August 20th, 2003, 04:37 PM
I am using C++ to the extent of building apps with object orinted
features etc. on Sco Unix.
I want to know what all other areas of development related to C++ i can enhance into or start my development on that are much desired today by the employers.
August 20th, 2003, 04:48 PM
Databases maybe. Also real-time communications. Maybe security, encription and so on. Maybe not, these are only ideas.
August 20th, 2003, 08:38 PM
IMHO this all revolves around what area of programming you want to get into. If you wish to get into games, learn D3D and OpenGL. Anytime you know database programming it is a good thing, but stay away from embedded sql programming since it has some extra drawbacks to it which I wont get into here.
Depending on the area you want, focus on the technologies associated with that area.
August 21st, 2003, 04:33 AM
It will vary greatly depending on where you live. First become something of an expert in your chosen language, e.g. C++. I assume you're comfortable with general OO stuff. Are you familiar with design patterns? Comfortable with templates? Do you use UML?
August 21st, 2003, 08:28 AM
There are a few things to concentrate on that will help you:
1. Practice your written and spoken communication skills. Your post indicates that your written English skills need a little work. Since you'll be communicating with employers and customers via the written word, this is a very important skill.

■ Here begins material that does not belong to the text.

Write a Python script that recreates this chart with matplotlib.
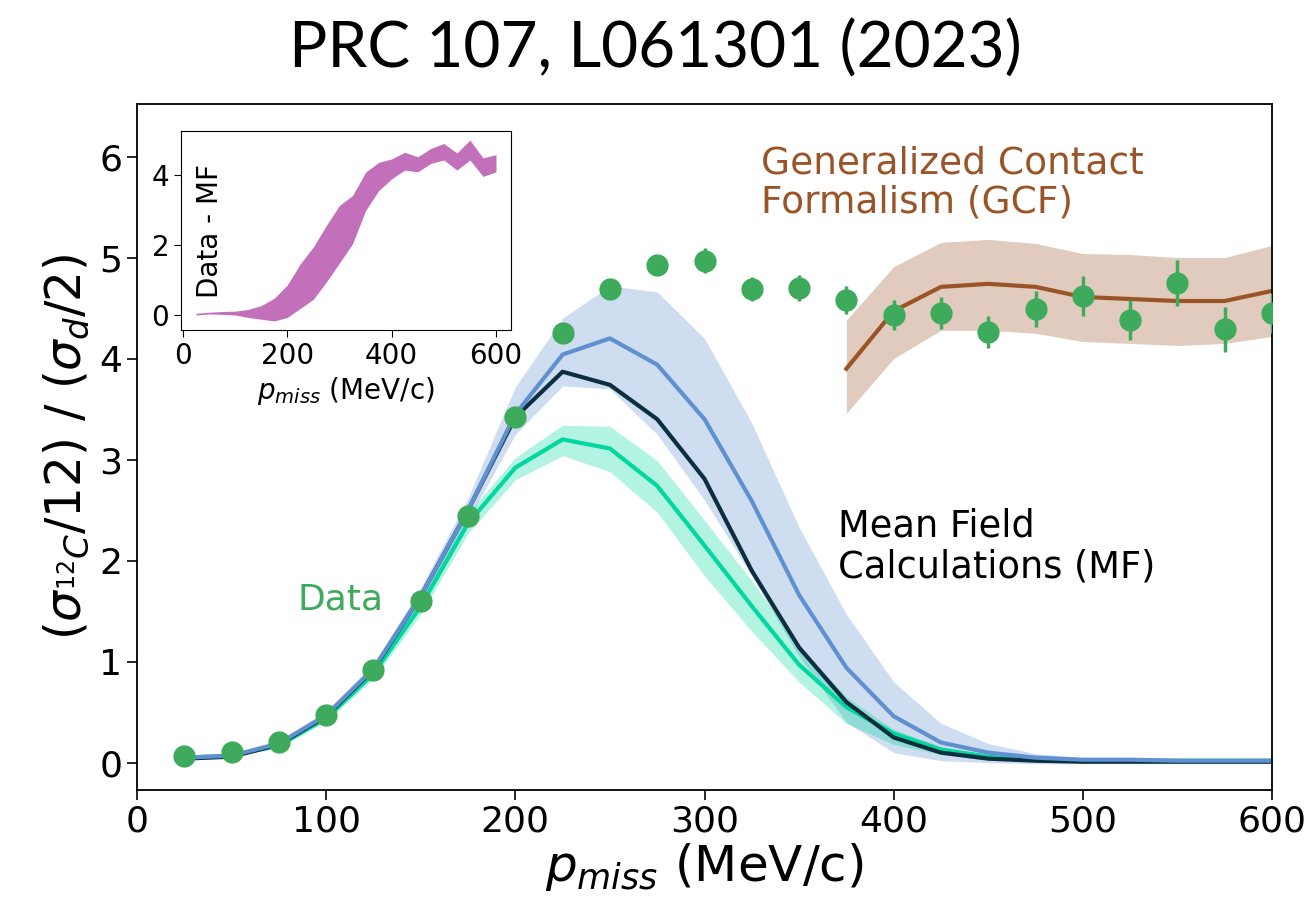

2. Check out a Dale Carnegie class, or if necessary his book, "How to win friends and influence people." In spite of its reputation as a manual for hard-sell salesmen, it really does have a lot of use. I wish I had read this book a lot sooner than I did. The skills taught in the class or book will help you enormously in getting, keeping and advancing in any job.
3. Learn about data structures, algorithms and the Standard Template Library. Chapter 6 of Kernighan & Ritchie makes a very good, if terse, overview of the basic data structures that you should know about. For more advanced topics you might look at Kyle Louden's Mastering Data Structures and Algorithms in C.
4. Write programs that solve real problems. Find some problems of your own that need solving and write programs to solve them, even if there is already a pre-written solution. Good areas to work on are CGI programs (check out the cgic library from boutell.com) and database programs, as others have indicated.
5. Check out UNIX outside of SCO. The BSD and Linux distributions are a good place to look, and the price is right.
Articles and commentary on web development
August 21st, 2003, 09:12 AM
Thanks for replying.
But the real question of mine still is unanswered somehow.
While browsing today i got some more info. on CGI & Corba integration with C++.
Do you have more information on my question, i will repeat other technical areas related to C++ i can diversify into which gives me a better market edge.
August 21st, 2003, 09:39 AM
Ah, if it was just as simple as learning a few things and (hey presto) you're magically employable.
The real world isn't like that. There are a lot of fads in the software business --- programming languages, GUI libraries, communication libraries, etc etc. What may get you a job today may not tomorrow.
Most employers look for someone who;
a) Can communicate with people. The best coding skills or technical knowledge in the world won't help you can't work out what a customer, a client, or someone managing you needs and/or wants. This doesn't mean you have to be a glib salesman, but it means you need to be able to work with people.
b) You can also be independent when you need to be. If you need to ask your boss how to do something every ten minutes, he might as well be doing your job as well as his. On the other hand, you also need to have the judgement to work out when to ask for help: there's no point in slaving over something for hours if someone else can give you the answer quickly.
As a general rule, I'd suggest understanding the principles of software engineering (analysis, design) rather than just being a code hacker will make you more employable. Put it this way: if you had to write software that controlled a nuclear power plant --- and you then had to live near that power plant --- would you want someone who developed software by trial and error, or who developed it methodically and could explain why he decided to do it in a particular way?
Being able to solve real world problems is more useful than (for example) the little bits of coding you do in school or university. There's a whole difference between writing software to print out ten prime numbers and being able to develop a useful tool that you'll use again and again.
What I'm saying is, in some ways, the same message as from ClayDowling. That's because I think he's right: there is no simple answer to what will make you employable. There's a lot of things you need to do.